Imagine a small, lonely town called DDO 43. It's a "dwarf galaxy," which means it's a tiny, messy neighborhood in the vast universe, far away from big city galaxies. This town is full of gas (the raw material for making stars) but has very few old stars. Scientists want to know: Is this town currently building new houses (stars), and if so, where?
To answer this, the researchers, Áron and Enikő, acted like cosmic detectives using two different types of "flashlights" to look at the town.
The Two Flashlights
- The Ultraviolet Flashlight (GALEX): This light sees hot, bright, newborn stars. Think of it like a camera that only takes pictures of people wearing neon vests. If you see a bright spot in this light, you know a new star was just born there, and it's not hidden by anything.
- The Infrared Flashlight (WISE): This light sees warm dust and older stars. Think of it like a thermal camera that sees heat. It can see through smoke and fog. If a star is being born inside a thick cloud of dust, the Ultraviolet flashlight can't see it, but the Infrared flashlight can feel the heat coming from the dust cloud.
The Investigation
The scientists took a map of the galaxy and divided it into 56 small squares (like a grid on a chessboard). They looked at every square with both flashlights to see what was happening.
What they found:
- The General Trend (The Sunny Neighborhoods): In most of the town, the two flashlights agreed. Where the Ultraviolet light was bright (new stars), the Infrared light was also bright. This means the galaxy is mostly making stars in the open, without much dust blocking the view. It's a healthy, active star-forming factory.
- The Mystery Spots (The Foggy Alleys): However, in the southeastern corner of the town, they found three strange spots.
- The Clue: These spots were dark in the Ultraviolet light (no visible new stars) but very bright in the Infrared light (lots of heat).
- The Conclusion: This is like finding a house that is glowing with heat but has no lights on in the windows. The scientists realized these are likely nursery rooms where stars are being born, but they are completely hidden inside thick, dusty clouds. The dust is so thick it blocks the baby stars' light, but the dust itself gets hot and glows in infrared.
The One Oddball (The Quiet Corner):
They also found one spot in the north that was the opposite: bright in the "old star" light but dark in everything else. This is just a quiet neighborhood where the old stars are just hanging out, and no new construction is happening.
Why Does This Matter?
You might wonder, "Why do we care about a tiny, dusty corner of a small galaxy?"
- It's a Test Case: Because DDO 43 is isolated and simple (no big neighbors crashing into it), it's the perfect place to study how galaxies make stars on their own.

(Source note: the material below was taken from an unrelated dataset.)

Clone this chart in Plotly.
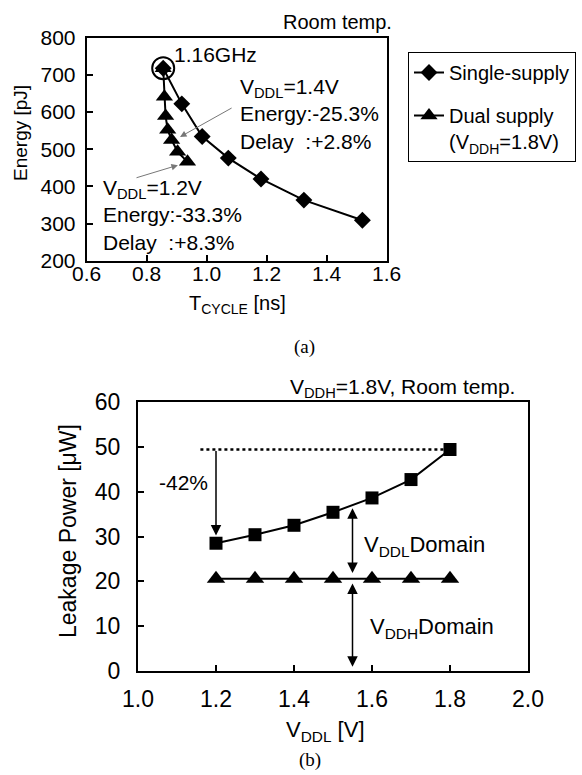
import plotly.graph_objects as go

# ---- Data (a) ----
t_single = [0.855, 0.917, 0.985, 1.072, 1.181, 1.324, 1.519]
e_single = [718, 622, 534, 476, 420, 363, 309]
t_dual = [0.855, 0.859, 0.863, 0.870, 0.883, 0.903, 0.936]
e_dual = [718, 641, 589, 552, 525, 493, 466]

# ---- Data (b) ----
vddl = [1.2, 1.3, 1.4, 1.5, 1.6, 1.7, 1.8]
leak_total = [28.5, 30.4, 32.5, 35.4, 38.6, 42.7, 49.4]
leak_vddh = [20.6, 20.6, 20.6, 20.6, 20.6, 20.6, 20.6]

W, H = 582, 775
FONT = "Liberation Sans, Arial, sans-serif"
SERIF = "Liberation Serif, Times New Roman, serif"

def px(x):
    return x / W

def py(y):
    return 1 - y / H

fig = go.Figure()

fig.add_trace(go.Scatter(x=t_single, y=e_single, mode="lines+markers", name="Single-supply",
                         line=dict(color="black", width=2),
                         marker=dict(symbol="diamond", size=13, color="black"),
                         xaxis="x", yaxis="y", legendgroup="a"))
fig.add_trace(go.Scatter(x=t_dual, y=e_dual, mode="lines+markers",
                         name="Dual supply<br>(V<sub>DDH</sub>=1.8V)",
                         line=dict(color="black", width=2),
                         marker=dict(symbol="triangle-up", size=15, color="black"),
                         xaxis="x", yaxis="y", legendgroup="b"))
fig.add_trace(go.Scatter(x=[t_single[0]], y=[e_single[0]], mode="markers", showlegend=False,
                         marker=dict(symbol="circle-open", size=22, color="black", line=dict(width=2)),
                         xaxis="x", yaxis="y"))

fig.add_trace(go.Scatter(x=vddl, y=leak_total, mode="lines+markers", showlegend=False,
                         line=dict(color="black", width=2),
                         marker=dict(symbol="square", size=13, color="black"),
                         xaxis="x2", yaxis="y2"))
fig.add_trace(go.Scatter(x=vddl, y=leak_vddh, mode="lines+markers", showlegend=False,
                         line=dict(color="black", width=2),
                         marker=dict(symbol="triangle-up", size=16, color="black"),
                         xaxis="x2", yaxis="y2"))

axis_common = dict(showline=True, linecolor="black", linewidth=2, mirror=True,
                   ticks="inside", ticklen=6, tickwidth=2, tickcolor="black",
                   showgrid=False, zeroline=False, automargin=False)

fig.update_layout(
    width=W, height=H, margin=dict(l=0, r=0, t=0, b=0, autoexpand=False),
    paper_bgcolor="white", plot_bgcolor="white",
    font=dict(family=FONT, color="black"),
    xaxis=dict(domain=[px(86.7), px(386.7)], anchor="y", range=[0.6, 1.6], dtick=0.2,
               tickformat=".1f", tickfont=dict(size=21), ticklabelstandoff=-7, **axis_common),
    yaxis=dict(domain=[py(260.7), py(37.7)], anchor="x", range=[200, 800], dtick=100,
               tickfont=dict(size=21), ticklabelstandoff=5, **axis_common),
    xaxis2=dict(domain=[px(138), px(528)], anchor="y2", range=[1.0, 2.0], dtick=0.2,
                tickformat=".1f", tickfont=dict(size=23), ticklabelstandoff=6, **axis_common),
    yaxis2=dict(domain=[py(671), py(402)], anchor="x2", range=[0, 60], dtick=10,
                tickfont=dict(size=23), ticklabelstandoff=11, **axis_common),
    legend=dict(x=px(408), y=py(52), xanchor="left", yanchor="top",
                bordercolor="black", borderwidth=1, bgcolor="white",
                font=dict(size=20, family=FONT), valign="top",
                traceorder="grouped", tracegroupgap=14, itemwidth=30),
    showlegend=True,
)

# dotted reference line at the 1.8V leakage level
fig.add_shape(type="line", xref="x2", yref="y2", x0=1.16, x1=vddl[-1],
              y0=leak_total[-1], y1=leak_total[-1],
              line=dict(color="black", width=2.5, dash="dot"))

ann = []
def text(t, x, y, size, xref="paper", yref="paper", xa="center", ya="middle", **kw):
    d = dict(text=t, xref=xref, yref=yref, x=x, y=y, xanchor=xa, yanchor=ya,
             showarrow=False, font=dict(size=size, family=kw.pop("family", FONT)))
    d.update(kw)
    ann.append(d)

# panel (a) texts
text("Room temp.", px(394), py(22), 20, xa="right")
text("1.16GHz", px(172), py(55), 21, xa="left")
text("V<sub>DDL</sub>=1.4V<br>Energy:-25.3%<br>Delay\u00a0 :+2.8%", px(238), py(114), 21,
     xa="left", align="left")
text("V<sub>DDL</sub>=1.2V<br>Energy:-33.3%<br>Delay\u00a0 :+8.3%", px(101), py(215), 21,
     xa="left", align="left")
ann.append(dict(text="", xref="x", yref="y", x=0.911, y=533, axref="x", ayref="y",
                ax=1.088, ay=613, showarrow=True, arrowhead=2, arrowsize=1.3,
                arrowwidth=1, arrowcolor="#777777"))
ann.append(dict(text="", xref="x", yref="y", x=0.904, y=457, axref="x", ayref="y",
                ax=0.761, ay=422, showarrow=True, arrowhead=2, arrowsize=1.3,
                arrowwidth=1, arrowcolor="#777777"))
text("Energy [pJ]", px(20), py(133), 19, textangle=-90)
text("T<sub>CYCLE</sub> [ns]", px(237), py(304), 20)
text("(a)", px(304), py(347), 19, family=SERIF)

# panel (b) texts
text("V<sub>DDH</sub>=1.8V, Room temp.", px(517), py(388), 21, xa="right")
text("-42%", 1.117, 42.1, 21, xref="x2", yref="y2")
ann.append(dict(text="", xref="x2", yref="y2", x=1.2, y=30.2, axref="x2", ayref="y2",
                ax=1.2, ay=leak_total[-1], showarrow=True, arrowhead=2, arrowsize=1.4,
                arrowwidth=1.5, arrowcolor="black"))
ann.append(dict(text="", xref="x2", yref="y2", x=1.55, y=36.3, axref="x2", ayref="y2",
                ax=1.55, ay=21.5, showarrow=True, arrowhead=2, startarrowhead=2,
                arrowside="end+start", arrowsize=1.4, startarrowsize=1.4,
                arrowwidth=1.5, arrowcolor="black"))
ann.append(dict(text="", xref="x2", yref="y2", x=1.55, y=19.5, axref="x2", ayref="y2",
                ax=1.55, ay=0.6, showarrow=True, arrowhead=2, startarrowhead=2,
                arrowside="end+start", arrowsize=1.4, startarrowsize=1.4,
                arrowwidth=1.5, arrowcolor="black"))
text("V<sub>DDL</sub>Domain", 1.575, 27.8, 22, xref="x2", yref="y2", xa="left")
text("V<sub>DDH</sub>Domain", 1.59, 9.7, 22, xref="x2", yref="y2", xa="left")
text("Leakage Power [\u03bcW]", px(68), py(531), 23, textangle=-90)
text("V<sub>DDL</sub> [V]", px(325), py(731), 22)
text("(b)", px(310), py(760), 19, family=SERIF)

fig.update_layout(annotations=ann)
fig.write_html("out.html")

- The "Hidden" Factor: This study proves that even in small, simple galaxies, you can't just look at the bright spots to count the stars. You have to look through the "fog" (dust) to see the hidden activity. If you only used the Ultraviolet flashlight, you would have missed about 10% of the star formation happening in that dusty corner.
- The Big Picture: It suggests that star formation isn't always a uniform, open-air party. Sometimes, it's a secret, dusty workshop happening in the back alleys of the galaxy.
The Bottom Line
The galaxy DDO 43 is mostly a clear, sunny day for star formation, but it has a few foggy pockets where stars are being born in secret. By using both flashlights, the scientists got the full story: the galaxy is alive and kicking, but it's a bit more complex and "messy" than it first appeared.
In short: They looked at a tiny galaxy with two different eyes, found that most of it is making stars openly, but discovered a few hidden, dusty nurseries where the real action is happening out of sight.